When asked to express my views about  the future of the Unitarian Christian Fellowship, I could not help thinking about such an assignment except against the total absence of significant mission which characterizes our denomination. The UCF, it seems to me, possesses a golden opportunity in this period of denominational myopia. The UCF could, if it would, become the radical “underground church” in the Association. It could, if it would, by explicating the concept of Christ as God’s man for others, bear witness to a faith which takes seriously its responsibilities to the world. It could if it would make clear the implications of such a concept for the establishment of a free but genuine servant church in our midst. It could if it would hold high the vision of a church flexible enough to shape and reshape its structures around the moving and varied shapes of mankind’s needs. It could, if it would, become a small example to those individuals and churches in our  Association who understand the mission of the church to be more than growth figures, budget evaluations, and the creation of happy suburban ashrams for sophisticated sectarian minds. The UCF could if it would exhibit what it means for an institution in our denomination to take as its mission Christ’s command that it become the gracious neighbor to a needful humanity.

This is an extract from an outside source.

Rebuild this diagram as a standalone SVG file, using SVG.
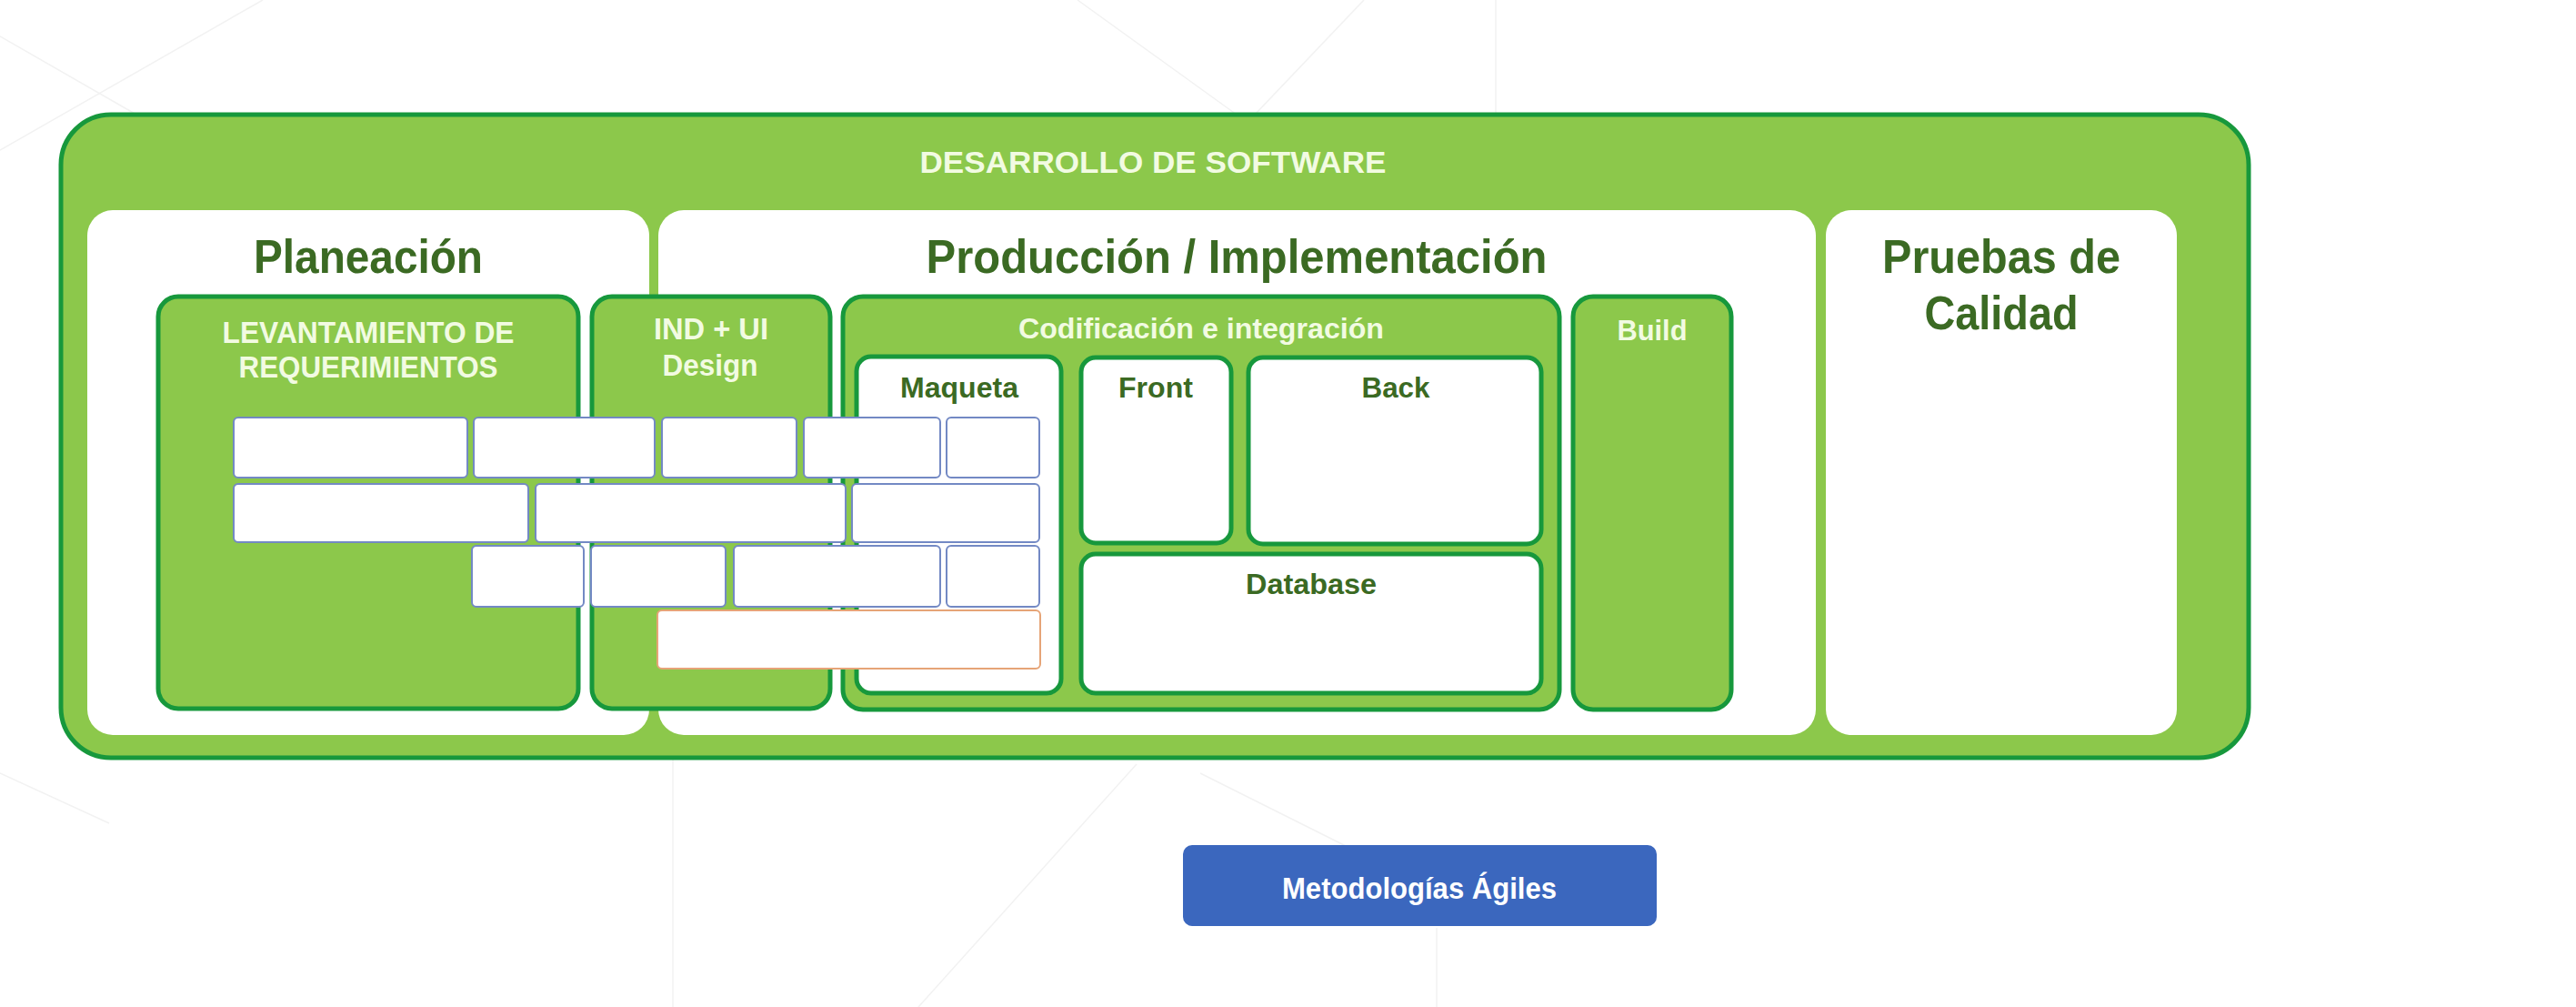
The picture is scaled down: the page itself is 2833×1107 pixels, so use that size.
<svg xmlns="http://www.w3.org/2000/svg" width="2833" height="1107" viewBox="0 0 2833 1107">
<style>
.bg{fill:#ffffff}
.deco{stroke:#f2f2f2;stroke-width:1.5;fill:none}
.outer{fill:#8cc84b;stroke:#17983c;stroke-width:5}
.panel{fill:#ffffff}
.gbox{fill:#8cc84b;stroke:#17983c;stroke-width:5}
.wbox{fill:#ffffff;stroke:#17983c;stroke-width:5}
.cell{fill:#ffffff;stroke:#7389c4;stroke-width:2}
.cello{fill:#ffffff;stroke:#e6a477;stroke-width:2}
.btn{fill:#3b67be}
text{font-family:"Liberation Sans","Roboto",Arial,sans-serif;font-weight:bold;text-anchor:middle}
.dk{fill:#3b6a23}
.lt{fill:#f2fbe2}
.wt{fill:#ffffff}
</style>
<rect class="bg" x="0" y="0" width="2833" height="1107"/>
<g id="background-lines">
<line class="deco" x1="289" y1="0" x2="0" y2="165"/>
<line class="deco" x1="0" y1="40" x2="150" y2="126"/>
<line class="deco" x1="1185" y1="0" x2="1360" y2="126"/>
<line class="deco" x1="1500" y1="0" x2="1380" y2="126"/>
<line class="deco" x1="1645" y1="0" x2="1645" y2="126"/>
<line class="deco" x1="0" y1="850" x2="120" y2="905"/>
<line class="deco" x1="740" y1="835" x2="740" y2="1107"/>
<line class="deco" x1="1250" y1="840" x2="1010" y2="1107"/>
<line class="deco" x1="1320" y1="850" x2="1480" y2="930"/>
<line class="deco" x1="1580" y1="1020" x2="1580" y2="1107"/>
</g>
<g id="desarrollo">
<rect class="outer" x="67" y="126" width="2406" height="707" rx="55"/>
<text class="lt" x="1268" y="190" font-size="34" textLength="513" lengthAdjust="spacingAndGlyphs">DESARROLLO DE SOFTWARE</text>
</g>
<g id="planeacion">
<rect class="panel" x="96" y="231" width="618" height="577" rx="28"/>
<text class="dk" x="405" y="300" font-size="52" textLength="252" lengthAdjust="spacingAndGlyphs">Planeación</text>
</g>
<g id="produccion">
<rect class="panel" x="724" y="231" width="1273" height="577" rx="28"/>
<text class="dk" x="1360" y="300" font-size="52" textLength="683" lengthAdjust="spacingAndGlyphs">Producción / Implementación</text>
</g>
<g id="pruebas">
<rect class="panel" x="2008" y="231" width="386" height="577" rx="28"/>
<text class="dk" x="2201" y="300" font-size="52" textLength="262" lengthAdjust="spacingAndGlyphs">Pruebas de</text>
<text class="dk" x="2201" y="362" font-size="52" textLength="169" lengthAdjust="spacingAndGlyphs">Calidad</text>
</g>
<g id="levantamiento">
<rect class="gbox" x="174" y="326" width="462" height="453" rx="22"/>
<text class="lt" x="405" y="377" font-size="34" textLength="321" lengthAdjust="spacingAndGlyphs">LEVANTAMIENTO DE</text>
<text class="lt" x="405" y="415" font-size="34" textLength="285" lengthAdjust="spacingAndGlyphs">REQUERIMIENTOS</text>
</g>
<g id="ind-ui">
<rect class="gbox" x="651" y="326" width="262" height="453" rx="22"/>
<text class="lt" x="782" y="373" font-size="34" textLength="126" lengthAdjust="spacingAndGlyphs">IND + UI</text>
<text class="lt" x="781" y="413" font-size="34" textLength="105" lengthAdjust="spacingAndGlyphs">Design</text>
</g>
<g id="codificacion">
<rect class="gbox" x="927" y="326" width="788" height="454" rx="22"/>
<text class="lt" x="1321" y="372" font-size="32" textLength="402" lengthAdjust="spacingAndGlyphs">Codificación e integración</text>
</g>
<g id="maqueta">
<rect class="wbox" x="942" y="392" width="225" height="370" rx="16"/>
<text class="dk" x="1055" y="437" font-size="31" textLength="130" lengthAdjust="spacingAndGlyphs">Maqueta</text>
</g>
<g id="front">
<rect class="wbox" x="1189" y="393" width="165" height="204" rx="16"/>
<text class="dk" x="1271" y="437" font-size="31" textLength="82" lengthAdjust="spacingAndGlyphs">Front</text>
</g>
<g id="back">
<rect class="wbox" x="1373" y="393" width="322" height="205" rx="16"/>
<text class="dk" x="1535" y="437" font-size="31" textLength="75" lengthAdjust="spacingAndGlyphs">Back</text>
</g>
<g id="database">
<rect class="wbox" x="1189" y="609" width="506" height="153" rx="16"/>
<text class="dk" x="1442" y="653" font-size="31" textLength="144" lengthAdjust="spacingAndGlyphs">Database</text>
</g>
<g id="build">
<rect class="gbox" x="1730" y="326" width="174" height="454" rx="22"/>
<text class="lt" x="1817" y="374" font-size="32" textLength="77" lengthAdjust="spacingAndGlyphs">Build</text>
</g>
<g id="grid-cells">
<rect class="cell" x="257" y="459" width="257" height="66" rx="5"/>
<rect class="cell" x="521" y="459" width="199" height="66" rx="5"/>
<rect class="cell" x="728" y="459" width="148" height="66" rx="5"/>
<rect class="cell" x="884" y="459" width="150" height="66" rx="5"/>
<rect class="cell" x="1041" y="459" width="102" height="66" rx="5"/>
<rect class="cell" x="257" y="532" width="324" height="64" rx="5"/>
<rect class="cell" x="589" y="532" width="341" height="64" rx="5"/>
<rect class="cell" x="937" y="532" width="206" height="64" rx="5"/>
<rect class="cell" x="519" y="600" width="123" height="67" rx="5"/>
<rect class="cell" x="650" y="600" width="148" height="67" rx="5"/>
<rect class="cell" x="807" y="600" width="227" height="67" rx="5"/>
<rect class="cell" x="1041" y="600" width="102" height="67" rx="5"/>
<rect class="cello" x="723" y="671" width="421" height="64" rx="5"/>
</g>
<g id="metodologias">
<rect class="btn" x="1301" y="929" width="521" height="89" rx="10"/>
<text class="wt" x="1561" y="988" font-size="34" textLength="302" lengthAdjust="spacingAndGlyphs">Metodologías Ágiles</text>
</g>
<g id="connectors"/>
</svg>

Now in order not to be misunderstood let me make it clear that I am not suggesting that the UCF become a miniature UU Service Committee. What I am suggesting is that it develop a worship life, and educational life, a community life established around the dual concept of gathering regularly to celebrate what we believe  God is doing to reconcile our world and of scattering to do what is required of us to make this world of ours a more liveable and human place. Granted many of us would stand on the fringe of such an organization. We would participate in its worship and corporate life only when able; but still it could stand for us as an example of a form which a true servant church might take. Thus I am suggesting that the UCF become more than a loosely knit association of individuals who gather yearly to celebrate past glories and frustrations. I’m suggesting that it adopt some of the structures of a church, not a residential church to be sure, but rather a church of dedicated persons who are committed to performing specific tasks for the renewal and reconstruction of their world and who come together to celebrate that fact and learn from one another.

The UCF could do such things, I believe, if it only would. But to do so, it must stop concerning itself with such rearguard and fruitless battles as the humanist-theist controversy. It must give up its own concern for growth, with hearalding itself to the outside world, with enlarging its political power base within the Association, with making the denomination “Christian “ and respectable. It must ends its reactionary tendencies, that is, its almost unfailing negative response to anything the UUA does. Instead let it do the things it can do best.  Let it do the careful theological analysis which apparently the UUA is incapable of doing and discern what it means in our day to be a church in and for the world. Let it select those tasks by which it can demonstrate its style of operation as a group willing to let the world’s need determine its structure, as a group concerned more with healing and redeeming the life about it than it is with its own self-aggrandizement and self-perpetuation .

What the UCF is called to do in these critical times is to become radical for the first time in its existence, to rethink its priorities, to align itself with those groups outside the UUA who have a vision of the church as mission, to sell its headquarters building and use the money received plus its annual dues to sustain the religious life of those Unitarian Christians who are working to alleviate some of the pain of our common life, and who need to gather, reflect upon, clarify and celebrate with one another what it means to heed Christ’s call to become servants in the affairs of men.